Conference attendees: top managers of medium businesses, RTS and MICEX representatives, governmental and regional officials, scientists, members of business associations and think tanks, securities market professionals.

Proposals from conference participants and organizers aimed at developing medium businesses, ensuring fair competition and fighting the dominance of monopolies:
The Conference discussed the role of Russia’s second-tier companies as leaders in social and economic development, international trade promotion and the modernization of Russia’s infrastructure. Medium businesses account for more than half of the country’s industrial output. They have a growth rate of 10-11% per annum, %50 higher than annual GDP growth. Mid-sized companies can point to a successful a track record of optimizing their corporate governance, improving transparency, streamlining marketing procedures and entering global markets.
Conference organizers and delegates share the conviction that medium businesses can and must contribute to improving Russia’s competitive edge in an environment of fierce globalization and competition. Russian medium businesses offer vast, so far untapped opportunities.
Today, medium businesses are focused on switching to investment- and innovation- driven growth. They may be able to make the transition using capital-raising tools (shares, bonds, equity and venture investments). Unless they manage to change their strategy, mid-sized companies will be in no position to upgrade their infrastructure, capitalize on state-of-the-art technologies and join the knowledge economy.
As they make their way forward, medium businesses are facing a number of obstacles, including legislative gaps and weak enforcement, as well as dominance by monopolies and unfair competition. Strategic investment programs are in jeopardy due to the imprudent policies of the natural and local monopolies who supply energy, feedstock and transportation services, and which unilaterally impose arbitrary limits or cut supplies. These monopolies use their dominant position to generate excessive profits by forcing their conditions and prices on industrial consumers who do not have their own resource base. Such actions do not bode well for the country’s economic development objectives.
Applied systematically, these practices put a strangle-hold on medium businesses, especially processors in the metallurgy, chemical, construction and wood product sectors. Conference participants and organizers called on legislative and executive bodies to find solutions to the problems faced by mid-sized businesses.
Conference participants and organizers propose the following initiatives to mitigate the adverse effects on Russian industry of price and rate liberalization reforms lobbied by natural and local monopolies, as well as attempts by dominant mineral resources suppliers to wrest their prices free from state control:

State regulation:
• Preserve the system of state regulators in the markets for goods and services offered by natural monopolies after their restructuring; ensure the efficiency of antimonopoly regulators and courts in this field.
• Antimonopoly bodies should exercise their mandate to divide monopolists into several independent entities to prevent their unfair dominance and promote competition in the commodities markets.
• The state must play a more active part in regulating foreign trade, including export customs regulation of monopolist’s goods to prevent a deficit of these goods on the domestic market.
• The term “industrial consumer” should be defined in antimonopoly legislation, giving this group direct, unrestricted assess to goods in the form of direct purchases from monopoly manufacturers.
• Companies that dominate the market for certain goods should be prevented from using commodities exchanges by the institution of cap quotes for such sales.
• If exchange mechanisms are used to set fair market prices for certain goods, these mechanisms should take into account the interests of both users and manufacturers; trade sessions must be arranged in the form of a double auction, provided that there are at lease five manufacturers and at least ten users in the market for the goods.

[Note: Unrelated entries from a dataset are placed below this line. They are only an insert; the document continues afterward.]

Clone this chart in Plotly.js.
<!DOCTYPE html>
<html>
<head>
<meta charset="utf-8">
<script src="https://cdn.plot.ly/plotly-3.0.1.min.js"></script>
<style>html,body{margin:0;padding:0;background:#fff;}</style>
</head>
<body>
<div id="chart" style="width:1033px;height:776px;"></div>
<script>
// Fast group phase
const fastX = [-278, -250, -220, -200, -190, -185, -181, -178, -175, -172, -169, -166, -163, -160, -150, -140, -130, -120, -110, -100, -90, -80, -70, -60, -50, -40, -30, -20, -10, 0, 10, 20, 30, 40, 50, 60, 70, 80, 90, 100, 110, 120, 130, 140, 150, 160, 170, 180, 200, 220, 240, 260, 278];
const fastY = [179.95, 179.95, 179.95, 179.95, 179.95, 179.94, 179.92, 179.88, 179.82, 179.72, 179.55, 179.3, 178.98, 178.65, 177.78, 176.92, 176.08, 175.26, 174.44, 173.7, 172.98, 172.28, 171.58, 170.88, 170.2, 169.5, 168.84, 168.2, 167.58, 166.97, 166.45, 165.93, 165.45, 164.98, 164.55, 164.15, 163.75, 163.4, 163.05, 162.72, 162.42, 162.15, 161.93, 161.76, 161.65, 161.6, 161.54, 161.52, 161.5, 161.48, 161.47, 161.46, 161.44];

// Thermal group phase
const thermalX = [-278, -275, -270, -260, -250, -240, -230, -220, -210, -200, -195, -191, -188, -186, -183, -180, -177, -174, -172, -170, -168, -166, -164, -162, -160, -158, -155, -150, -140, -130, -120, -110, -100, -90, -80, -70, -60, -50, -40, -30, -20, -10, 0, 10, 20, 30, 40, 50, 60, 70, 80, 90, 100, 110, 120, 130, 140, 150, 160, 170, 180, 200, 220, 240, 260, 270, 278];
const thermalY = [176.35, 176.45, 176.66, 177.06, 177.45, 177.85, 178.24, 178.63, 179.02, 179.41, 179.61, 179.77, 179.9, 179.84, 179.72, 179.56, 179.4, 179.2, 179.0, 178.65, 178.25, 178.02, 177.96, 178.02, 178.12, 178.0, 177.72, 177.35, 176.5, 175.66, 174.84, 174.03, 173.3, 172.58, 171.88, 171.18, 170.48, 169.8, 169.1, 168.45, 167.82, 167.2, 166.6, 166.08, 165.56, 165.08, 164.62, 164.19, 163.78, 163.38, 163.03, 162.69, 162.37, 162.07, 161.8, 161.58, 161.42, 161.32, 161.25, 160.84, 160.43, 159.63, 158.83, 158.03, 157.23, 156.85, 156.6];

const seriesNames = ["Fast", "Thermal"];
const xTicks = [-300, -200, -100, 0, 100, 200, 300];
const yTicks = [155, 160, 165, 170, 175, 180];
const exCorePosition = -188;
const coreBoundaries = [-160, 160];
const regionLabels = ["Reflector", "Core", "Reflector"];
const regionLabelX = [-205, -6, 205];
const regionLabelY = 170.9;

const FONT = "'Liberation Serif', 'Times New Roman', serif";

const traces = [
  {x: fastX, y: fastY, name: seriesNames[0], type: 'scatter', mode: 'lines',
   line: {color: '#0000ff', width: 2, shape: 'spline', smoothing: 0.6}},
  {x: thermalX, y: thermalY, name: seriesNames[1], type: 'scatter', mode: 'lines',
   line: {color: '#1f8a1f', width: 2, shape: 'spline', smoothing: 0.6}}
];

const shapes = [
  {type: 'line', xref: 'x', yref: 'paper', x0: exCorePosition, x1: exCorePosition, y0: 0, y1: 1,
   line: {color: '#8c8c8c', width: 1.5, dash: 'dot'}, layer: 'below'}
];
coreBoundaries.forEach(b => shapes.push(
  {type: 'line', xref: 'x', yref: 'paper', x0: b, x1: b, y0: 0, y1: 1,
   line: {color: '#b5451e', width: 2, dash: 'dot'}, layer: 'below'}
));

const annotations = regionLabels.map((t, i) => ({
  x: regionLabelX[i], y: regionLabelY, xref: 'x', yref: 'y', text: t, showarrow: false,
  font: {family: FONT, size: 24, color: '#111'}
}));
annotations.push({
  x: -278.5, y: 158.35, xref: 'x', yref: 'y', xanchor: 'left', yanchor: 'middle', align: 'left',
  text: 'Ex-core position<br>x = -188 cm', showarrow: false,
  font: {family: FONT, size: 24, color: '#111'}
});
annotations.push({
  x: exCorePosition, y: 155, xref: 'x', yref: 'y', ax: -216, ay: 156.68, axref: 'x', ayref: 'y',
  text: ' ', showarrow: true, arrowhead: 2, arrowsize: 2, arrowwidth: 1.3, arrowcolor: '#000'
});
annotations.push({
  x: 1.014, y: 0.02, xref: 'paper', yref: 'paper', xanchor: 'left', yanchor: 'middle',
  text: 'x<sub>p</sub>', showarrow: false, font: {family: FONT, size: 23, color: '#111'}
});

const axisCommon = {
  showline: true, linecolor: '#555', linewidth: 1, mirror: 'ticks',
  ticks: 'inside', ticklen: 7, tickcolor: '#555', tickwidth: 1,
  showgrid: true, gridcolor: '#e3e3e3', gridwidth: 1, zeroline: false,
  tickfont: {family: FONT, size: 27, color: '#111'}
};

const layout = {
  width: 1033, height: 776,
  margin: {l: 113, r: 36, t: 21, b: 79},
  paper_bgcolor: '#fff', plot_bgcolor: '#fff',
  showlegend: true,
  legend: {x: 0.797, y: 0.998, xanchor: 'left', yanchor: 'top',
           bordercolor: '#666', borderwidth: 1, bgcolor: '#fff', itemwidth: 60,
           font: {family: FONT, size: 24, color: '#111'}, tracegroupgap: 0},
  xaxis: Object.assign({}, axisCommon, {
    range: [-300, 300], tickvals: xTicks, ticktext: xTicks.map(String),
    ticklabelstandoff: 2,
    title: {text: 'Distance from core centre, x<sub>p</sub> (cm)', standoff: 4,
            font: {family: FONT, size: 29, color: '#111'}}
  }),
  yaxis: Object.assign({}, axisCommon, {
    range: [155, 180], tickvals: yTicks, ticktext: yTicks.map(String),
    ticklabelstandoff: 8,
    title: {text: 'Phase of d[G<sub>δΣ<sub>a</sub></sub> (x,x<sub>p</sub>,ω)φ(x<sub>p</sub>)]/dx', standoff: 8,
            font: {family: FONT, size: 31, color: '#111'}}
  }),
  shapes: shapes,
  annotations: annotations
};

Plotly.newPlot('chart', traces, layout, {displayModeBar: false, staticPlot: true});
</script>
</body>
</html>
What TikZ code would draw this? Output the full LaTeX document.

Corporate and public regulation:
• Share issues by joint stock companies that dominate certain commodity markets should be subject to a mandatory public subscription requirement that includes industrial consumers of the companies’ output.
• The law on joint stock companies should stipulate that when a joint stock company dominates certain commodities markets, industrial consumers must be represented on its board of directors.
• Companies that are not public joint stock companies should be statutorily transformed into public joint stock companies if they dominate certain commodities markets; in addition, mandatory quotes should regulate their share float in the market.
• For joint stock companies that dominate certain commodities markets, representatives of their industrial consumers should be allowed to vote on issues of sales policies (marginal prices, supply volume) at board or shareholder meetings.
• If a joint stock company is the sole manufacturer of a certain commodity, a new member category called “stakeholders” should be added to its shareholders. The stakeholder will have rights similar to those of shareholders in determining the company’s sales polices, but will not manage the company’s business or participate in its profit.
• Where required, stakeholders or buyers committees should be formed in joint stock companies that dominate commodities markets. Such committees would give equal representation to the company’s consumers, who would have the right to approve sales policies.
• In certain cases, there should be a procedure for the mandatory spin-off of the sales divisions of joint stock companies that dominate commodities markets. These sales divisions should be reorganized as joint stock companies (or not-for-profit partnerships) with equal interest (or representation) held by the companies’ consumers.

Measures to encourage medium businesses into the stock exchange:
• Develop an infrastructure for notifying medium businesses about stock exchange opportunities. State regulators should be more active in this field on a regional level.
• To facilitate entry to the stock exchange, the Development Fund for the Central Federal Region should develop a program to reimburse a portion of coupon payments on regional issuers’ bonds.
• Develop and implement a state program to increase small- and mid-sized businesses’ understanding of the stock exchange and its tools; establish centres providing professional consultations on entering the stock exchange.
• Promote increased public awareness of investment tools and interest in the stock exchange; promote stock instruments as a saving and investment tool.